There was always something nagging at you, when it came to your jester loves. Something that you felt you could never truly understand, a factor that you chalked up to their robotic nature being so different from your own. An errant thought that didn’t seem like such a big deal at the time.

 

But seeing Sun collapse on the ground like that, after letting out such a heart-breaking wail, seeing how Moon is fully ignoring his brother in what appears to be your defence…

 

You’re missing something important.

 

Moon is touching you, hands worrying over your arms, your shoulders. Confusing comfort, baffling words.

 

“Did he hurt you?”

 

Your neck feels empty with a spectral ache where Sun had torn the symbol of your love. You’d barely had it for a whole shift, but the loss of the bell leaves behind a hollow sadness. It leaks a black hole into your guts.

 

Your throat feels simultaneously empty and seized. You find it hard to breathe, your eyes locked on the slumped shape of Sun on the floor. The door of the Tower closes slowly, blocking him from view.

 

What’s happening? You want to scream. What’s going on?

 

But your throat clenches, and your lungs suffocate. 

 

With wild, shaking hands you wrench the mask off your face, eager and desperate for clean air. The fastening ties fall apart easily, your hands thankfully practised. You don’t care how sweaty and confused you look underneath, you won’t help anyone if you can’t breathe .

 

Your eyes are glued to the door where Sun lays beyond, your periphery a blurred vision of Moon’s expression.

 

He looks briefly ill, like he’s seen something new and shocking. Like a fish sucking on a lemon or a teenager watching their first horror movie. It pulls your attention away, just briefly.

 

Quick, gasping breaths bring the air back to your lungs. You feel cold, and shaky. Your veins pump with adrenaline, your skin covered in a cold sheen of sweat.

 

You hadn’t realised how close you’d been to the edge, how quickly Sun’s emotions had shifted from fear to anger. You were afraid, but not for yourself. You were afraid for him. Whatever was happening, you don’t understand .

 

Moon holds you tightly, taking a brief static moment before wrapping his long arms around you. You’re caught in the folds of his cowl, the tiny silver bells chiming quietly against your endo. He shakes like a man who almost lost everything. You don’t understand.

 

His words are unintelligible, merging syllables together so fast that you cannot understand them. He’s muttering words that don’t make sense, confessions and apologies rolled into one. But you don’t get it, don’t understand the relevance of it all.

 

You’re missing something important.

 

His words are clear, but make no sense. Why would Sun try to kill you? Did he just break up with you? Was there some sort of virus making them act this way?
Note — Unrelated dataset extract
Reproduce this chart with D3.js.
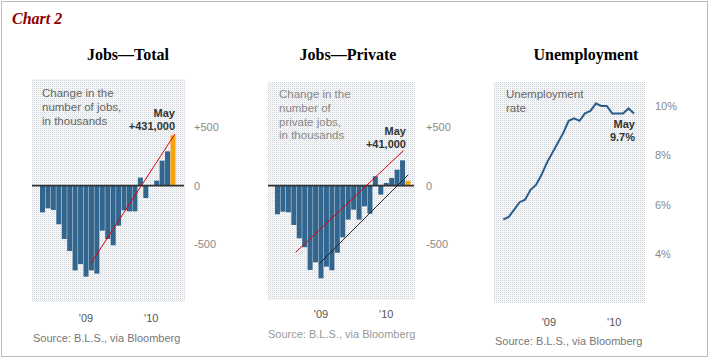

Why is Moon apologising about something that he didn’t know?

 

Your brain is so frazzled with worry and exhaustion that you don’t notice Moon’s motion to place you on the couch, leaving you limp amongst the cushions.

 

You lay here with Sun a mere hour ago. 

 

Moon whispers that he’ll return, and caresses your cheek as you pass. His touch lingers, burns cold against your skin. His words bounce about your skull, ringing with confusion and not finding purchase.

 

You almost died? That doesn’t sound right.

 

Your eyes focus forward, staring into space. At the edges of your vision you can vaguely hear the sound of one of your lovers detaching the wire from your other lover (former lover?) and descend down into the arena with the wire reattached. 

 

A blurry image in your mind’s eye of Moon carrying Sun seems almost comedic–the darker brother containing the brighter brother in a cage of arms and legs. Sun isn’t moving. You’re worried that was the last you’ll ever see of him.

 

But you can do nothing but stare forward, your muscles dead around your bones. 

 

The Princess’s endoskeleton wraps around your body like a cold metal embrace, and you pray to the void for clarity.